For decades, women’s jewelry watches were regarded more as glamorous accessories than marvels of mechanical engineering. The recent resurgence of the sautoir trend, spurred by new models from Chanel, Jaeger-LeCoultre, and Van Cleef & Arpels at last year’s Watches and Wonders, harks back to an era when timepieces were discreetly hidden in jewelry, as it was considered impolite for women to check the time publicly.
Both watchmakers and jewelers have since redefined jewelry watches. This evolution has been further influenced by the increasing popularity of jewelry watches among men, thanks to the impact of hip-hop culture.
This shift prompts the question: does a watch need to be encrusted with gems to be considered a jewelry watch?
Cartier, a maison renowned for seamlessly blending haute horlogerie and haute joaillerie for over a century, revisited this concept at this year’s Watches and Wonders. The house presented a slightly larger Baignoire in solid yellow gold, echoing the bold aesthetics of the 70s, alongside a gem-set Tigrée jewelry watch featuring a striking zebra-stripe pattern. However, it is the new Reflection de Cartier that epitomizes their interpretation of a jewelry watch.
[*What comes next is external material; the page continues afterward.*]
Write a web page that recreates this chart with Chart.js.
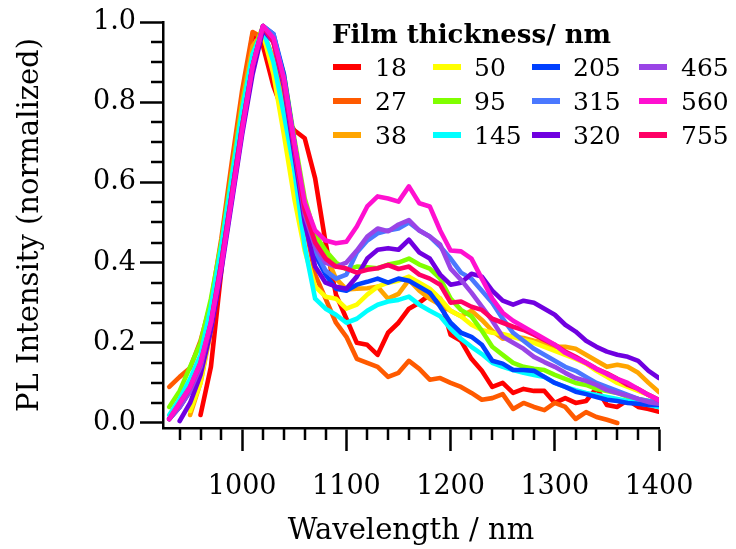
<!DOCTYPE html>
<html>
<head>
<meta charset="utf-8">
<title>PL spectra vs film thickness</title>
<script src="https://cdn.jsdelivr.net/npm/chart.js@4.4.1/dist/chart.umd.min.js"></script>
<style>
  html, body { margin: 0; padding: 0; background: #fff; }
  #wrap { width: 736px; height: 549px; }
</style>
</head>
<body>
<div id="wrap"><canvas id="plChart" width="736" height="549"></canvas></div>
<script>
// Wavelength grid (nm)
const wavelengths = [930, 940, 950, 960, 970, 980, 990, 1000,
  1010, 1020, 1030, 1040, 1050, 1060, 1070, 1080, 1090, 1100,
  1110, 1120, 1130, 1140, 1150, 1160, 1170, 1180, 1190, 1200,
  1210, 1220, 1230, 1240, 1250, 1260, 1270, 1280, 1290, 1300,
  1310, 1320, 1330, 1340, 1350, 1360, 1370, 1380, 1390, 1400];

// Film thicknesses (nm) and their trace colours
const thickness = ['18', '27', '38', '50', '95', '145', '205', '315', '320', '465', '560', '755'];
const colors = ['#ff0000', '#ff5a00', '#ffa500', '#ffff00', '#80ff00', '#00ffff',
  '#0040ff', '#4a78ff', '#7000e0', '#9a44e6', '#ff10d0', '#ff0066'];
// lower number = drawn later (on top)
const drawOrder = [12, 11, 10, 9, 8, 7, 6, 5, 4, 3, 1, 2];

// Normalized PL intensity, one array per film
const pl18 = [null, null, null, 0.02, 0.14, 0.38, 0.62, 0.80,
  0.97, 0.94, 0.84, 0.77, 0.73, 0.71, 0.61, 0.45, 0.32, 0.26,
  0.20, 0.195, 0.17, 0.225, 0.25, 0.285, 0.30, 0.32, 0.31, 0.22,
  0.205, 0.16, 0.13, 0.09, 0.10, 0.075, 0.085, 0.08, 0.08, 0.05,
  0.062, 0.05, 0.055, 0.087, 0.045, 0.04, 0.057, 0.04, 0.035, 0.028];
const pl27 = [0.09, 0.115, 0.137, 0.205, 0.30, 0.46, 0.65, 0.83,
  0.975, 0.96, 0.90, 0.80, 0.65, 0.50, 0.37, 0.31, 0.25, 0.215,
  0.16, 0.15, 0.14, 0.115, 0.125, 0.155, 0.135, 0.108, 0.112, 0.10,
  0.09, 0.075, 0.058, 0.062, 0.072, 0.035, 0.05, 0.04, 0.032, 0.05,
  0.04, 0.01, 0.027, 0.015, 0.008, 0.0, null, null, null, null];
const pl38 = [null, null, 0.02, 0.10, 0.23, 0.42, 0.62, 0.80,
  0.94, 0.975, 0.91, 0.82, 0.67, 0.52, 0.46, 0.42, 0.36, 0.333,
  0.335, 0.336, 0.34, 0.31, 0.322, 0.357, 0.33, 0.31, 0.295, 0.28,
  0.266, 0.28, 0.257, 0.23, 0.21, 0.215, 0.212, 0.205, 0.20, 0.19,
  0.19, 0.185, 0.17, 0.155, 0.14, 0.145, 0.14, 0.125, 0.10, 0.077];
const pl50 = [null, null, 0.03, 0.10, 0.24, 0.40, 0.58, 0.77,
  0.92, 0.97, 0.87, 0.72, 0.56, 0.43, 0.34, 0.315, 0.31, 0.285,
  0.295, 0.32, 0.34, 0.35, 0.355, 0.365, 0.35, 0.335, 0.31, 0.28,
  0.266, 0.245, 0.232, 0.225, 0.222, 0.215, 0.207, 0.20, 0.19, 0.18,
  0.17, 0.16, 0.148, 0.13, 0.115, 0.10, 0.09, 0.08, 0.07, 0.057];
const pl95 = [0.04, 0.08, 0.14, 0.20, 0.31, 0.45, 0.62, 0.79,
  0.92, 0.99, 0.96, 0.87, 0.71, 0.56, 0.47, 0.43, 0.40, 0.383,
  0.39, 0.388, 0.386, 0.395, 0.40, 0.41, 0.395, 0.385, 0.36, 0.31,
  0.282, 0.266, 0.23, 0.19, 0.17, 0.15, 0.14, 0.135, 0.132, 0.12,
  0.11, 0.10, 0.095, 0.085, 0.08, 0.075, 0.065, 0.06, 0.055, 0.05];
const pl145 = [0.02, 0.06, 0.11, 0.17, 0.29, 0.44, 0.61, 0.78,
  0.92, 0.98, 0.90, 0.77, 0.63, 0.44, 0.31, 0.285, 0.27, 0.25,
  0.26, 0.28, 0.295, 0.303, 0.307, 0.315, 0.295, 0.28, 0.266, 0.235,
  0.21, 0.19, 0.172, 0.15, 0.14, 0.132, 0.125, 0.12, 0.115, 0.10,
  0.09, 0.082, 0.075, 0.07, 0.065, 0.06, 0.055, 0.05, 0.045, 0.04];
const pl205 = [0.01, 0.04, 0.08, 0.14, 0.24, 0.40, 0.57, 0.74,
  0.89, 0.99, 0.97, 0.87, 0.70, 0.53, 0.42, 0.37, 0.335, 0.33,
  0.345, 0.352, 0.36, 0.35, 0.36, 0.355, 0.34, 0.325, 0.29, 0.25,
  0.225, 0.215, 0.195, 0.155, 0.148, 0.132, 0.132, 0.13, 0.115, 0.10,
  0.09, 0.078, 0.072, 0.065, 0.058, 0.055, 0.05, 0.048, 0.045, 0.045];
const pl315 = [0.01, 0.04, 0.08, 0.14, 0.24, 0.39, 0.56, 0.73,
  0.88, 0.99, 0.97, 0.86, 0.70, 0.53, 0.43, 0.38, 0.36, 0.37,
  0.425, 0.455, 0.473, 0.48, 0.485, 0.50, 0.48, 0.465, 0.44, 0.41,
  0.375, 0.36, 0.33, 0.30, 0.26, 0.225, 0.205, 0.185, 0.17, 0.155,
  0.14, 0.13, 0.115, 0.10, 0.09, 0.08, 0.07, 0.06, 0.055, 0.05];
const pl320 = [null, 0.005, 0.05, 0.12, 0.23, 0.38, 0.55, 0.72,
  0.87, 0.98, 0.95, 0.84, 0.67, 0.50, 0.39, 0.35, 0.34, 0.335,
  0.365, 0.41, 0.432, 0.436, 0.432, 0.457, 0.425, 0.41, 0.37, 0.345,
  0.35, 0.372, 0.365, 0.33, 0.305, 0.295, 0.305, 0.30, 0.285, 0.27,
  0.245, 0.228, 0.205, 0.19, 0.178, 0.17, 0.165, 0.155, 0.13, 0.112];
const pl465 = [0.01, 0.04, 0.08, 0.14, 0.25, 0.40, 0.57, 0.74,
  0.89, 0.99, 0.95, 0.85, 0.69, 0.52, 0.44, 0.40, 0.39, 0.40,
  0.43, 0.465, 0.485, 0.478, 0.495, 0.506, 0.48, 0.465, 0.445, 0.385,
  0.357, 0.325, 0.29, 0.255, 0.215, 0.20, 0.185, 0.165, 0.152, 0.14,
  0.125, 0.112, 0.105, 0.095, 0.082, 0.075, 0.068, 0.06, 0.052, 0.048];
const pl560 = [0.01, 0.05, 0.09, 0.15, 0.25, 0.39, 0.56, 0.73,
  0.89, 0.99, 0.96, 0.86, 0.70, 0.55, 0.48, 0.455, 0.448, 0.452,
  0.49, 0.54, 0.565, 0.56, 0.552, 0.59, 0.548, 0.54, 0.48, 0.43,
  0.428, 0.41, 0.36, 0.31, 0.275, 0.255, 0.24, 0.225, 0.21, 0.195,
  0.175, 0.162, 0.15, 0.135, 0.122, 0.11, 0.10, 0.085, 0.07, 0.057];
const pl755 = [0.01, 0.05, 0.09, 0.15, 0.25, 0.40, 0.57, 0.74,
  0.89, 0.99, 0.95, 0.85, 0.69, 0.53, 0.45, 0.41, 0.39, 0.385,
  0.375, 0.382, 0.386, 0.394, 0.384, 0.39, 0.37, 0.36, 0.345, 0.30,
  0.303, 0.29, 0.282, 0.26, 0.25, 0.24, 0.232, 0.22, 0.207, 0.195,
  0.178, 0.165, 0.15, 0.135, 0.124, 0.11, 0.095, 0.085, 0.07, 0.057];

const seriesValues = [pl18, pl27, pl38, pl50, pl95, pl145, pl205, pl315, pl320, pl465, pl560, pl755];

// Axis ticks
const xMajorTicks = [1000, 1100, 1200, 1300, 1400];
const xMinorTicks = [940, 960, 980, 1020, 1040, 1060, 1080, 1120, 1140, 1160, 1180,
  1220, 1240, 1260, 1280, 1320, 1340, 1360, 1380];
const yMajorTicks = [0, 0.2, 0.4, 0.6, 0.8, 1.0];
const yMinorTicks = [0.05, 0.1, 0.15, 0.25, 0.3, 0.35, 0.45, 0.5, 0.55, 0.65, 0.7, 0.75, 0.85, 0.9, 0.95];

const legendTitle = 'Film thickness/ nm';

Chart.defaults.font.family = '"DejaVu Serif", serif';
Chart.defaults.color = '#000';

// short minor tick marks on both axes
const minorTicks = {
  id: 'minorTicks',
  afterDraw(chart) {
    const { ctx, scales: { x, y } } = chart;
    ctx.save();
    ctx.strokeStyle = '#000';
    ctx.lineWidth = 2.5;
    ctx.beginPath();
    xMinorTicks.forEach(v => {
      const px = Math.round(x.getPixelForValue(v));
      ctx.moveTo(px, x.top);
      ctx.lineTo(px, x.top + 12);
    });
    yMinorTicks.forEach(v => {
      const py = Math.round(y.getPixelForValue(v));
      ctx.moveTo(y.right, py);
      ctx.lineTo(y.right - 12, py);
    });
    ctx.stroke();
    ctx.restore();
  }
};

// three-row, four-column legend filled column by column
const thicknessLegend = {
  id: 'thicknessLegend',
  afterDraw(chart) {
    const ctx = chart.ctx;
    const colX = [333, 433, 532, 639];
    const textX = [375, 474, 573, 681];
    const rowY = [67, 101, 135];
    ctx.save();
    ctx.fillStyle = '#000';
    ctx.textBaseline = 'alphabetic';
    ctx.textAlign = 'left';
    ctx.font = 'bold 26px "DejaVu Serif"';
    ctx.fillText(legendTitle, 332, 43);
    ctx.font = '25px "DejaVu Serif"';
    chart.data.datasets.forEach((ds, i) => {
      const col = Math.floor(i / 3), row = i % 3;
      const cy = rowY[row];
      ctx.fillStyle = ds.borderColor;
      ctx.fillRect(colX[col], cy - 3, 28, 6);
      ctx.fillStyle = '#000';
      ctx.fillText(ds.label, textX[col], cy + 9);
    });
    ctx.restore();
  }
};

new Chart(document.getElementById('plChart'), {
  type: 'line',
  data: {
    datasets: thickness.map((t, i) => ({
      label: t,
      data: seriesValues[i].map((v, k) => ({ x: wavelengths[k], y: v })),
      borderColor: colors[i],
      backgroundColor: colors[i],
      borderWidth: 4.6,
      borderJoinStyle: 'round',
      borderCapStyle: 'round',
      tension: 0,
      pointRadius: 0,
      pointHoverRadius: 0,
      order: drawOrder[i],
      fill: false
    }))
  },
  options: {
    responsive: false,
    animation: false,
    devicePixelRatio: 1,
    layout: { padding: { left: 0, top: 22, right: 77, bottom: 0 } },
    plugins: { legend: { display: false }, tooltip: { enabled: false } },
    scales: {
      x: {
        type: 'linear',
        min: 924,
        max: 1400,
        afterFit: s => { s.height = 121; },
        afterBuildTicks: s => { s.ticks = xMajorTicks.map(v => ({ value: v })); },
        ticks: { padding: 20, color: '#000', font: { size: 27 }, maxRotation: 0, callback: v => String(v) },
        grid: { drawOnChartArea: false, drawTicks: true, tickLength: 23, tickWidth: 2.5, tickColor: '#000' },
        border: { display: true, color: '#000', width: 2.5 },
        title: { display: true, text: 'Wavelength / nm', color: '#000', font: { size: 29 }, padding: { top: 0, bottom: 0 } }
      },
      y: {
        type: 'linear',
        min: -0.0125,
        max: 1.0,
        afterFit: s => { s.width = 163; },
        afterBuildTicks: s => { s.ticks = yMajorTicks.map(v => ({ value: v })); },
        ticks: { padding: 4, color: '#000', font: { size: 27 }, callback: v => v.toFixed(1) },
        grid: { drawOnChartArea: false, drawTicks: true, tickLength: 23, tickWidth: 2.5, tickColor: '#000' },
        border: { display: true, color: '#000', width: 2.5 },
        title: { display: true, text: 'PL Intensity (normalized)', color: '#000', font: { size: 29 }, padding: { top: 13, bottom: 0 } }
      }
    }
  },
  plugins: [minorTicks, thicknessLegend]
});
</script>
</body>
</html>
The Reflection de Cartier boasts an openwork metal bracelet with a diminutive watch dial at one end and a mirrored surface at the other, allowing wearers to tell time from the reflection, creating the illusion of time running backwards. From a jeweler’s perspective, this piece innovatively displays time through techniques like gold polishing. Despite offering bejeweled versions, Cartier demonstrates that women’s watches can be functionally innovative and beautiful, even without the addition of eye-catching gems.
Van Cleef & Arpels takes a different yet complementary approach with its Poetic Complications collection, showcasing how a jeweler can maintain its identity without sacrificing mechanical innovation. Known for whimsical designs, this collection uses retrograde complications to animate its dials, creating exquisite watches that do more than just tell time.
This year, Van Cleef & Arpels introduced the 38mm Lady Arpels Brise d’Été watch, featuring a painted garden scene with butterflies as hands, animated by the watch’s movement. This dynamic addition to the Poetic Complications line also includes two versions of the Pont des Amoureux model, using retrograde mechanisms to depict lovers meeting and parting across a bridge under the moonlight.
While diamonds and other jewels add more than just sparkle to a watch, the use of gem settings and color combinations allows jewelers and watchmakers to express their aesthetic ethos. Chopard, for instance, has garnered acclaim with the relaunch of its athletic-style Alpine Eagle. This year, they enhanced the glam factor with the Alpine Eagle Frozen Lake, encrusted in diamonds of various cuts, transforming the watch into a dazzling high jewelry bracelet.
Piaget, another jewelry house known for its high jewelry approach to watchmaking, unveiled an upgraded version of its Aura watch, first introduced in 1989. Celebrating the 35th anniversary of the design, Piaget revealed two unique Aura pieces set with rubies, pink sapphires, and diamonds, blurring the line between watch and jewelry with an ultra-thin movement.
Even traditional watchmakers like Vacheron Constantin have ventured into jewelry watch territory. The maison’s Grand Lady Kalla, presented this year, can be worn on the wrist or as a pendant, with a diamond pavé bracelet that detaches from the dial and connects to an Akoya pearl and onyx bead necklace.
As the line between watches and jewelry continues to blur, one enduring truth remains: skillfully crafted timepieces seamlessly blend functionality and fashion, ensuring they serve as both precise timekeeping devices and exquisite accessories.